FinTech backer Sequoia Capital India has raised $1.35bn from LPs in two new funds

The Indian branch of venture capital firm Sequoia Capital has announced that it has raised $1.35bn in an effort to bolster its continuous investment efforts in South-East Asia.

Sequoia Capital India, which has previously supported startups like online marketplace Zetwerk, the digital bank TONIK and digital ledger app Khatabook, has raised a new $525m venture fund and a new $825m growth fund.

“A fundraise represents a massive responsibility to deliver attractive returns to Sequoia’s Limited Partners, the majority of which are nonprofits, foundations and charities,” said Shailendra Singh, a managing director at Sequoia Capital India. “We do this by partnering with outstanding founders who are building category defining companies.”

Singh said that the two new funds will be used to help South-East startups overcoming some of the structural hurdles facing them in the region. He argued that “frequent cycles of intense competition” have held back startups from growing quickly, often leaving them with “very high losses for the scale of business.”

“This has prevented very large profitable technology businesses in our region from emerging,” Singh continued. “To add to these challenges, startups in India do not have the benefit of a regulatory framework that allows listing on foreign exchanges like Nasdaq. In this market context, most startups have chosen to remain private, and raising capital has become a proxy for success. We believe there is an opportunity to choose a different path. Our ecosystem has arrived at a fork in the road.”

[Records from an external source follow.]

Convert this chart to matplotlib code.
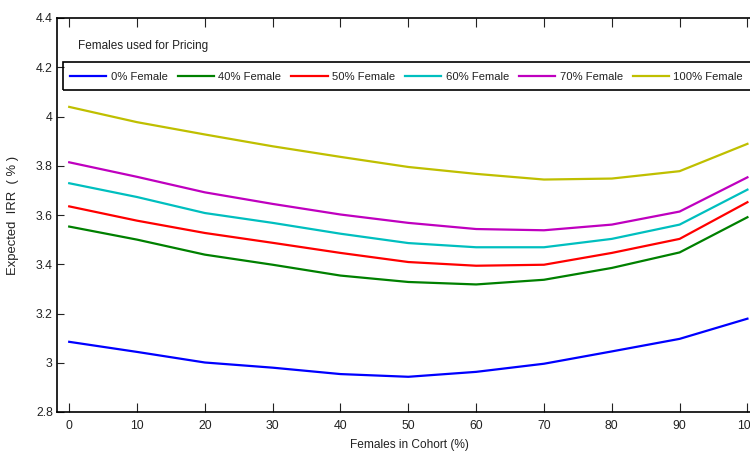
import matplotlib.pyplot as plt
from matplotlib.patches import Rectangle

plt.rcParams['font.family'] = ['Liberation Sans', 'DejaVu Sans']

# Females in cohort (%)
cohort = [0, 10, 20, 30, 40, 50, 60, 70, 80, 90, 100]

# Expected IRR (%) by share of females used for pricing
irr_0 = [3.085, 3.044, 3.001, 2.980, 2.954, 2.943, 2.963, 2.996, 3.046, 3.097, 3.179]
irr_40 = [3.553, 3.500, 3.439, 3.398, 3.354, 3.328, 3.318, 3.337, 3.385, 3.448, 3.591]
irr_50 = [3.635, 3.577, 3.527, 3.487, 3.446, 3.409, 3.394, 3.398, 3.446, 3.503, 3.652]
irr_60 = [3.729, 3.673, 3.608, 3.568, 3.524, 3.486, 3.469, 3.469, 3.503, 3.561, 3.703]
irr_70 = [3.814, 3.755, 3.692, 3.645, 3.602, 3.568, 3.543, 3.538, 3.561, 3.614, 3.753]
irr_100 = [4.039, 3.977, 3.927, 3.879, 3.836, 3.795, 3.767, 3.744, 3.748, 3.778, 3.889]

labels = ['0% Female', '40% Female', '50% Female', '60% Female', '70% Female', '100% Female']
colors = ['#0000ff', '#008000', '#ff0000', '#00bfbf', '#bf00bf', '#bfbf00']
series = [irr_0, irr_40, irr_50, irr_60, irr_70, irr_100]

W, H = 750, 451
fig = plt.figure(figsize=(W / 100, H / 100), dpi=100)
# axes runs past the right edge of the figure, like the cropped original
ax = fig.add_axes([57 / W, 1 - 412 / H, 704 / W, 394 / H])

for y, c, lab in zip(series, colors, labels):
    ax.plot(cohort, y, color=c, lw=1.6, label=lab)

ax.set_xlim(-1.8, 102)
ax.set_ylim(2.8, 4.4)
ax.set_xticks(cohort)
ax.set_yticks([2.8, 3, 3.2, 3.4, 3.6, 3.8, 4, 4.2, 4.4])
ax.set_yticklabels(['2.8', '3', '3.2', '3.4', '3.6', '3.8', '4', '4.2', '4.4'])
ax.tick_params(direction='in', width=0.8, labelsize=8.8, top=True,
               colors='#222222')
ax.tick_params(axis='x', length=6.5, pad=6)
ax.tick_params(axis='y', length=5, pad=3)
for s in ax.spines.values():
    s.set_linewidth(1.2)
ax.spines['right'].set_visible(False)

ax.set_xlabel('Females in Cohort (%)', fontsize=8.6, labelpad=5, color='#222222')
ax.set_ylabel('Expected  IRR  ( % )', fontsize=9.4, labelpad=12, color='#222222')

fig.text(78 / W, 1 - 46 / H, 'Females used for Pricing', fontsize=8.5,
         va='center', color='#222222')

leg = ax.legend(loc='upper left', bbox_to_anchor=(63 / W, 1 - 65 / H),
                bbox_transform=fig.transFigure, ncol=6, frameon=True,
                fancybox=False, fontsize=8.15,
                borderaxespad=0, handlelength=3.2, handletextpad=0.38,
                columnspacing=0.9, borderpad=0.62)
leg.get_frame().set_visible(False)
for t in leg.get_texts():
    t.set_color('#222222')

# legend box runs off the right edge in the original
fig.patches.append(Rectangle((63 / W, 1 - 89.5 / H), 720 / W, 27.5 / H,
                             transform=fig.transFigure, fill=False,
                             edgecolor='black', lw=1.2))

fig.savefig('out.png', dpi=100)
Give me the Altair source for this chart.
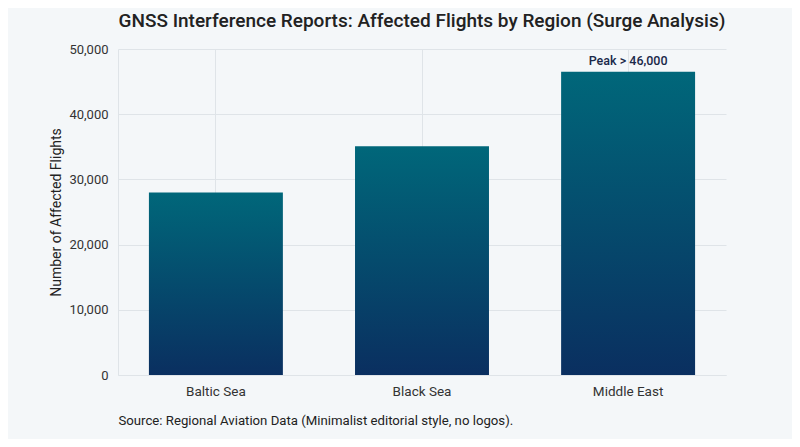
import altair as alt
import pandas as pd

regions = ["Baltic Sea", "Black Sea", "Middle East"]
flights = [28000, 35100, 46500]
annot_region = ["Middle East"]
annot_value = [46500]
annot_text = ["Peak > 46,000"]
y_ticks = [0, 10000, 20000, 30000, 40000, 50000]

df = pd.DataFrame({"region": regions, "flights": flights})
adf = pd.DataFrame({"region": annot_region, "flights": annot_value, "label": annot_text})

grad = alt.Gradient(
    gradient="linear",
    stops=[alt.GradientStop(color="#00677a", offset=0),
           alt.GradientStop(color="#0a2f60", offset=1)],
    x1=0, x2=0, y1=0, y2=1,
)

x_enc = alt.X(
    "region:N", sort=regions,
    scale=alt.Scale(paddingInner=0.35, paddingOuter=0.15),
    axis=alt.Axis(
        title="Source: Regional Aviation Data (Minimalist editorial style, no logos).",
        titleAnchor="start", titleAlign="left", titleFontSize=13.2,
        titleFontWeight="normal", titleColor="#222222", titlePadding=17,
        labelAngle=0, labelFontSize=13.5, labelColor="#333333", labelPadding=9,
        ticks=False, grid=True, gridColor="#dfe4e8",
        domainColor="#dfe4e8",
    ),
)
y_enc = alt.Y(
    "flights:Q",
    scale=alt.Scale(domain=[0, 50000], nice=False),
    axis=alt.Axis(
        title="Number of Affected Flights", titleFontSize=14,
        titleFontWeight="normal", titleColor="#222222", titlePadding=5,
        values=y_ticks, format=",d", labelFontSize=13, labelColor="#333333",
        labelPadding=10, ticks=False, grid=True, gridColor="#dfe4e8",
        domainColor="#dfe4e8",
    ),
)

bars = alt.Chart(df).mark_bar(color=grad).encode(x=x_enc, y=y_enc)
labels = alt.Chart(adf).mark_text(
    baseline="bottom", dy=-4, fontSize=12.5, fontWeight=500,
    font="Roboto Medium, Roboto", color="#1b2a4a"
).encode(x=alt.X("region:N", sort=regions), y="flights:Q", text="label:N")

chart = alt.layer(bars, labels).properties(
    width=608, height=326,
    title=alt.TitleParams(
        "GNSS Interference Reports: Affected Flights by Region (Surge Analysis)",
        fontSize=19, fontWeight=500, font="Roboto Medium, Roboto",
        color="#222222", anchor="middle", offset=12,
    ),
    padding={"left": 110, "top": 41, "right": 66, "bottom": 64},
    autosize=alt.AutoSizeParams(type="none"),
    background="#f4f7f9",
).configure(font="Roboto").configure_view(stroke=None)

chart.save("out.html", embed_options={"renderer": "svg", "actions": False})
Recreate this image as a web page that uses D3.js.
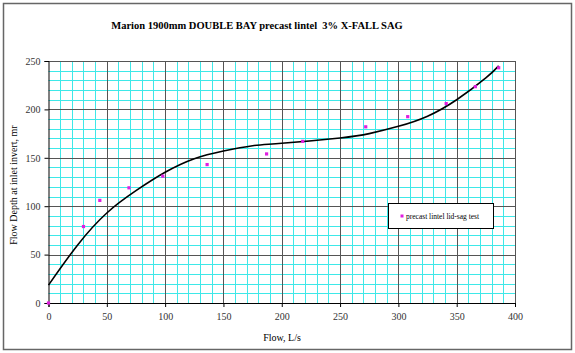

The fund comes almost two years after Sequoia Capital India raised its sixth fund in August 2018. As AltAssets reported at the time, the firm failed to reach the $920m it raised in its fifth round, only managing to secure $695m.

The news also comes after Sequoia Capital India launched a new accelerator programme called Surge in 2019.

Looking closer at the Indian FinTech market, the nation’s ecosystem has attracted more than $18.6bn worth of investments across 563 transactions between 2015 and 2019, representing a compound annual growth rate of 19.1% during the period, according to FinTech Global’s research. During the same period, the average deal size jumped from $32.1m in 2015 to $38.9m in 2019, indicating that the Indian FinTech sector has matured over the period.

2017 stands out among as a particularly successful year for Indian FinTech investments, with the companies in the industry attracting $8.2bn that year. However, the numbers are slightly eschewed by five large transactions that collectively accounted for 81.2% of investment, raising $7.3bn in total which pushed funding in the country to record levels as a result.Eliminating these giant rounds, Indian FinTech funding from transactions valued below $100m almost quadrupled between 2015 to 2019, demonstrating the strong growth of the industry between 2015 and 2019.